What needs to be done>
Leave out the pictures and copy each record below exactly.

Given data>
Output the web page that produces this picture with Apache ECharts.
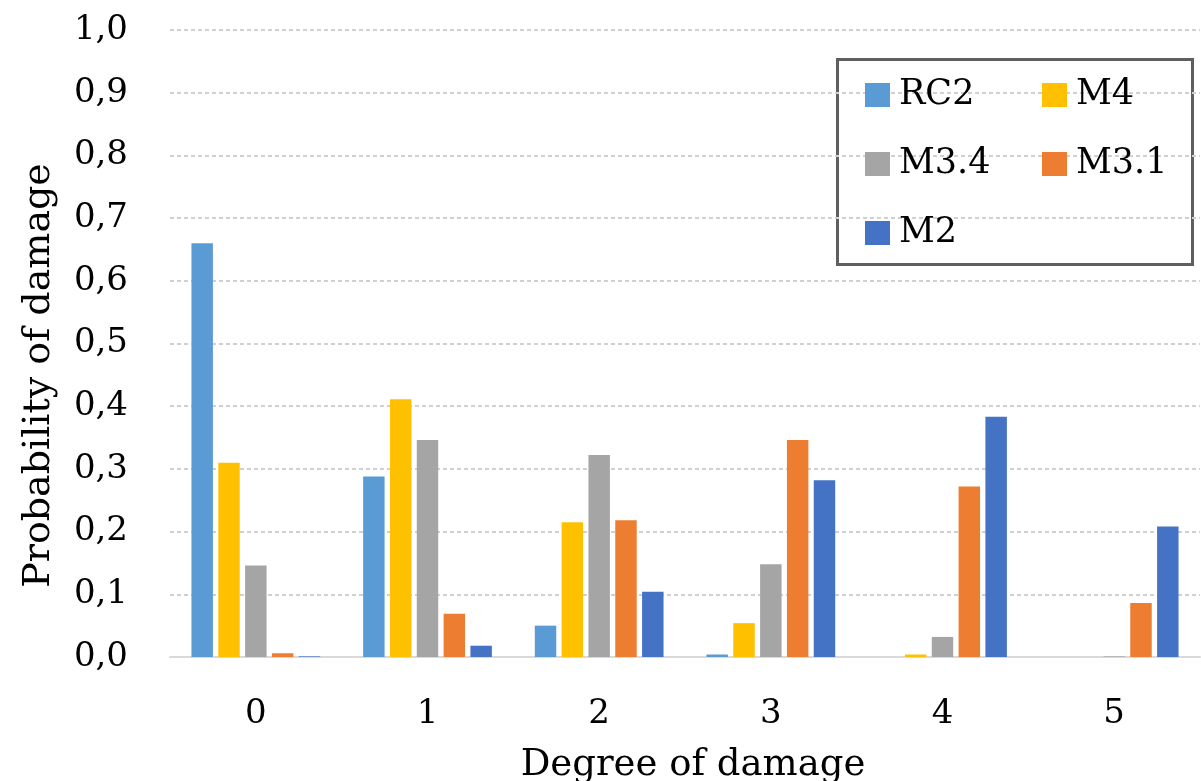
<!DOCTYPE html>
<html lang="en">

<head>
  <meta charset="UTF-8">
  <title>Probability of damage</title>
  <script src="https://cdn.jsdelivr.net/npm/echarts@6/dist/echarts.min.js"></script>
  <style>
    html, body { margin: 0; padding: 0; background: #fff; }
  </style>
</head>

<body>
  <div id="main" style="width: 1201px;height:781px;"></div>
  <script>
    // 数据
    var degrees = ['0', '1', '2', '3', '4', '5'];
    var rc2 = [0.66, 0.288, 0.05, 0.004, 0, 0];
    var m4 = [0.31, 0.411, 0.215, 0.054, 0.004, 0];
    var m34 = [0.146, 0.346, 0.322, 0.148, 0.032, 0.001];
    var m31 = [0.006, 0.069, 0.218, 0.346, 0.272, 0.086];
    var m2 = [0.001, 0.018, 0.104, 0.282, 0.383, 0.208];

    var font = 'DejaVu Serif';
    var myChart = echarts.init(document.getElementById('main'));

    function bar(name, data, color) {
      return {
        name: name,
        type: 'bar',
        data: data,
        barGap: '25%',
        barCategoryGap: '25%',
        itemStyle: { color: color }
      };
    }

    var legendText = { fontFamily: font, fontSize: 35, color: '#000', lineHeight: 40, padding: [0, 0, 0, 4] };

    var option = {
      animation: false,
      // 不让坐标轴名称把绘图区挤小
      grid: { left: 170, right: 1, top: 30, bottom: 124, outerBoundsMode: 'none' },
      legend: [
        {
          orient: 'vertical', left: 860, top: 70, itemGap: 29,
          itemWidth: 25, itemHeight: 24, icon: 'rect',
          textStyle: legendText,
          data: ['RC2', 'M3.4', 'M2']
        },
        {
          orient: 'vertical', left: 1037, top: 70, itemGap: 29,
          itemWidth: 25, itemHeight: 24, icon: 'rect',
          textStyle: legendText,
          data: ['M4', 'M3.1']
        }
      ],
      // 图例外框
      graphic: [{
        type: 'rect', left: 836, top: 58, z: 0,
        shape: { width: 355, height: 205 },
        style: { fill: '#fff', stroke: '#5f5f5f', lineWidth: 3 }
      }],
      xAxis: {
        type: 'category',
        data: degrees,
        name: 'Degree of damage',
        nameLocation: 'middle',
        nameGap: 90,
        nameTextStyle: { fontFamily: font, fontSize: 37, color: '#000', padding: [0, 0, 0, 16] },
        axisLine: { lineStyle: { color: '#d9d9d9', width: 2 } },
        axisTick: { length: 15, lineStyle: { color: '#d9d9d9', width: 2 } },
        axisLabel: { fontFamily: font, fontSize: 34, color: '#000', margin: 40 }
      },
      yAxis: {
        type: 'value',
        min: 0, max: 1, interval: 0.1,
        name: 'Probability of damage',
        nameLocation: 'middle',
        nameGap: 112,
        nameTextStyle: { fontFamily: font, fontSize: 38, color: '#000', padding: [0, 64, 0, 0] },
        axisLine: { show: false },
        axisTick: { show: false },
        splitLine: { lineStyle: { color: '#d0d0d0', width: 2, type: [4, 3] } },
        axisLabel: {
          fontFamily: font, fontSize: 34, color: '#000', margin: 42,
          formatter: function (v) { return v.toFixed(1).replace('.', ','); }
        }
      },
      series: [
        bar('RC2', rc2, '#5B9BD5'),
        bar('M4', m4, '#FFC000'),
        bar('M3.4', m34, '#A5A5A5'),
        bar('M3.1', m31, '#ED7D31'),
        bar('M2', m2, '#4472C4')
      ]
    };
    myChart.setOption(option);
  </script>
</body>

</html>
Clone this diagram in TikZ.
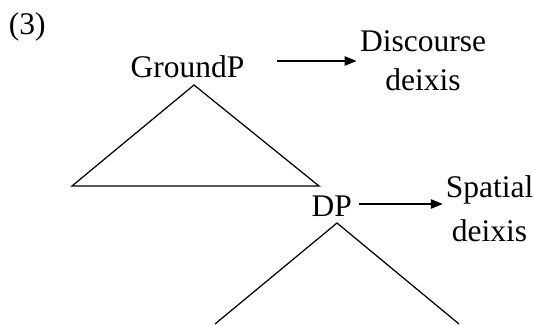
\documentclass[tikz,border=0pt]{standalone}
\usepackage{fontspec}
\setmainfont{Liberation Serif}
\usetikzlibrary{arrows.meta,calc}
\begin{document}
\begin{tikzpicture}[x=1pt,y=-1pt,
  lbl/.style={inner sep=0pt,outer sep=0pt,anchor=base,font=\fontsize{31.5}{38.3}\selectfont},
  edge/.style={line width=1.25pt,line join=miter},
  pointer/.style={line width=1.25pt,-{Triangle[length=12pt,width=9.5pt]}}]
  \useasboundingbox (0,0) rectangle (534,324);

  % example number
  \node[lbl,anchor=base west] (num) at (9,34) {(3)};

  % upper phrase and its annotation (base = last line)
  \node[lbl] (gp) at (187.5,77.7) {GroundP};
  \node[lbl,align=center] (disc) at (423,90) {Discourse\\deixis};

  % lower phrase and its annotation
  \node[lbl] (dp) at (331.7,216) {DP};
  \node[lbl,align=center,font=\fontsize{31.5}{44}\selectfont] (spat) at (489.5,241.3) {Spatial\\deixis};

  % triangle under GroundP
  \coordinate (gtop) at ($(gp.base)+(6.5,7.3)$);
  \coordinate (gleft) at ($(gtop)+(-122,101)$);
  \coordinate (gright) at ($(gtop)+(125,101)$);
  \draw[edge] (gtop) -- (gleft) -- (gright) -- cycle;

  % open triangle under DP
  \coordinate (dtop) at ($(dp.base)+(5.3,7)$);
  \coordinate (dleft) at ($(dtop)+(-122,101)$);
  \coordinate (dright) at ($(dtop)+(122,101)$);
  \draw[edge] (dleft) -- (dtop) -- (dright);

  % arrows to the annotations
  \draw[pointer] ($(gp.base east)+(33,-16.7)$) -- ($(gp.base east -| disc.west)+(-3.5,-16.7)$);
  \draw[pointer] ($(dp.base east)+(7.3,-12)$) -- ($(dp.base east -| spat.west)+(-3,-12)$);
\end{tikzpicture}
\end{document}
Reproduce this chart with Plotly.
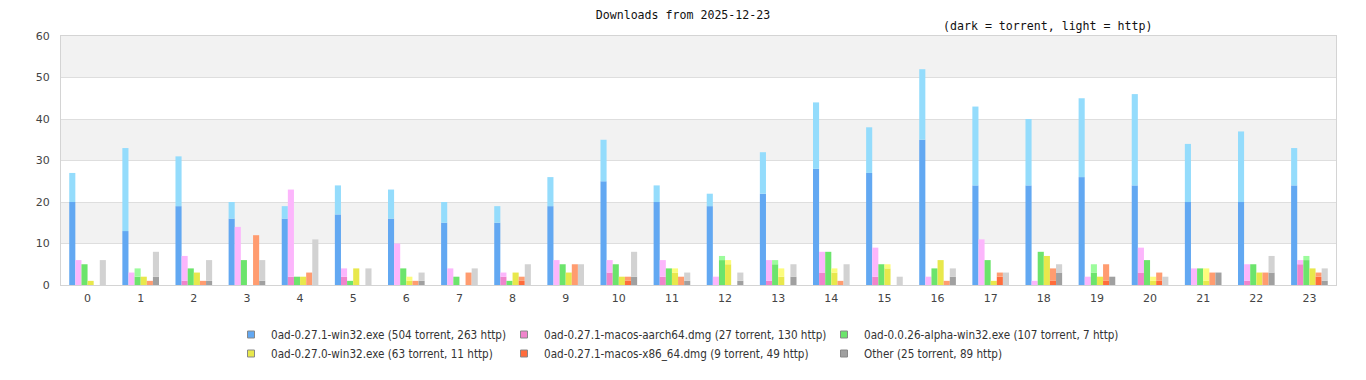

Response>
Output the web page that produces this picture with Apache ECharts.
<!DOCTYPE html>
<html lang="en">

<head>
  <meta charset="UTF-8">
  <title>Probability of damage</title>
  <script src="https://cdn.jsdelivr.net/npm/echarts@6/dist/echarts.min.js"></script>
  <style>
    html, body { margin: 0; padding: 0; background: #fff; }
  </style>
</head>

<body>
  <div id="main" style="width: 1201px;height:781px;"></div>
  <script>
    // 数据
    var degrees = ['0', '1', '2', '3', '4', '5'];
    var rc2 = [0.66, 0.288, 0.05, 0.004, 0, 0];
    var m4 = [0.31, 0.411, 0.215, 0.054, 0.004, 0];
    var m34 = [0.146, 0.346, 0.322, 0.148, 0.032, 0.001];
    var m31 = [0.006, 0.069, 0.218, 0.346, 0.272, 0.086];
    var m2 = [0.001, 0.018, 0.104, 0.282, 0.383, 0.208];

    var font = 'DejaVu Serif';
    var myChart = echarts.init(document.getElementById('main'));

    function bar(name, data, color) {
      return {
        name: name,
        type: 'bar',
        data: data,
        barGap: '25%',
        barCategoryGap: '25%',
        itemStyle: { color: color }
      };
    }

    var legendText = { fontFamily: font, fontSize: 35, color: '#000', lineHeight: 40, padding: [0, 0, 0, 4] };

    var option = {
      animation: false,
      // 不让坐标轴名称把绘图区挤小
      grid: { left: 170, right: 1, top: 30, bottom: 124, outerBoundsMode: 'none' },
      legend: [
        {
          orient: 'vertical', left: 860, top: 70, itemGap: 29,
          itemWidth: 25, itemHeight: 24, icon: 'rect',
          textStyle: legendText,
          data: ['RC2', 'M3.4', 'M2']
        },
        {
          orient: 'vertical', left: 1037, top: 70, itemGap: 29,
          itemWidth: 25, itemHeight: 24, icon: 'rect',
          textStyle: legendText,
          data: ['M4', 'M3.1']
        }
      ],
      // 图例外框
      graphic: [{
        type: 'rect', left: 836, top: 58, z: 0,
        shape: { width: 355, height: 205 },
        style: { fill: '#fff', stroke: '#5f5f5f', lineWidth: 3 }
      }],
      xAxis: {
        type: 'category',
        data: degrees,
        name: 'Degree of damage',
        nameLocation: 'middle',
        nameGap: 90,
        nameTextStyle: { fontFamily: font, fontSize: 37, color: '#000', padding: [0, 0, 0, 16] },
        axisLine: { lineStyle: { color: '#d9d9d9', width: 2 } },
        axisTick: { length: 15, lineStyle: { color: '#d9d9d9', width: 2 } },
        axisLabel: { fontFamily: font, fontSize: 34, color: '#000', margin: 40 }
      },
      yAxis: {
        type: 'value',
        min: 0, max: 1, interval: 0.1,
        name: 'Probability of damage',
        nameLocation: 'middle',
        nameGap: 112,
        nameTextStyle: { fontFamily: font, fontSize: 38, color: '#000', padding: [0, 64, 0, 0] },
        axisLine: { show: false },
        axisTick: { show: false },
        splitLine: { lineStyle: { color: '#d0d0d0', width: 2, type: [4, 3] } },
        axisLabel: {
          fontFamily: font, fontSize: 34, color: '#000', margin: 42,
          formatter: function (v) { return v.toFixed(1).replace('.', ','); }
        }
      },
      series: [
        bar('RC2', rc2, '#5B9BD5'),
        bar('M4', m4, '#FFC000'),
        bar('M3.4', m34, '#A5A5A5'),
        bar('M3.1', m31, '#ED7D31'),
        bar('M2', m2, '#4472C4')
      ]
    };
    myChart.setOption(option);
  </script>
</body>

</html>
Clone this diagram in TikZ.
\documentclass[tikz,border=0pt]{standalone}
\usepackage{fontspec}
\setmainfont{Liberation Serif}
\usetikzlibrary{arrows.meta,calc}
\begin{document}
\begin{tikzpicture}[x=1pt,y=-1pt,
  lbl/.style={inner sep=0pt,outer sep=0pt,anchor=base,font=\fontsize{31.5}{38.3}\selectfont},
  edge/.style={line width=1.25pt,line join=miter},
  pointer/.style={line width=1.25pt,-{Triangle[length=12pt,width=9.5pt]}}]
  \useasboundingbox (0,0) rectangle (534,324);

  % example number
  \node[lbl,anchor=base west] (num) at (9,34) {(3)};

  % upper phrase and its annotation (base = last line)
  \node[lbl] (gp) at (187.5,77.7) {GroundP};
  \node[lbl,align=center] (disc) at (423,90) {Discourse\\deixis};

  % lower phrase and its annotation
  \node[lbl] (dp) at (331.7,216) {DP};
  \node[lbl,align=center,font=\fontsize{31.5}{44}\selectfont] (spat) at (489.5,241.3) {Spatial\\deixis};

  % triangle under GroundP
  \coordinate (gtop) at ($(gp.base)+(6.5,7.3)$);
  \coordinate (gleft) at ($(gtop)+(-122,101)$);
  \coordinate (gright) at ($(gtop)+(125,101)$);
  \draw[edge] (gtop) -- (gleft) -- (gright) -- cycle;

  % open triangle under DP
  \coordinate (dtop) at ($(dp.base)+(5.3,7)$);
  \coordinate (dleft) at ($(dtop)+(-122,101)$);
  \coordinate (dright) at ($(dtop)+(122,101)$);
  \draw[edge] (dleft) -- (dtop) -- (dright);

  % arrows to the annotations
  \draw[pointer] ($(gp.base east)+(33,-16.7)$) -- ($(gp.base east -| disc.west)+(-3.5,-16.7)$);
  \draw[pointer] ($(dp.base east)+(7.3,-12)$) -- ($(dp.base east -| spat.west)+(-3,-12)$);
\end{tikzpicture}
\end{document}
Reproduce this chart with Plotly.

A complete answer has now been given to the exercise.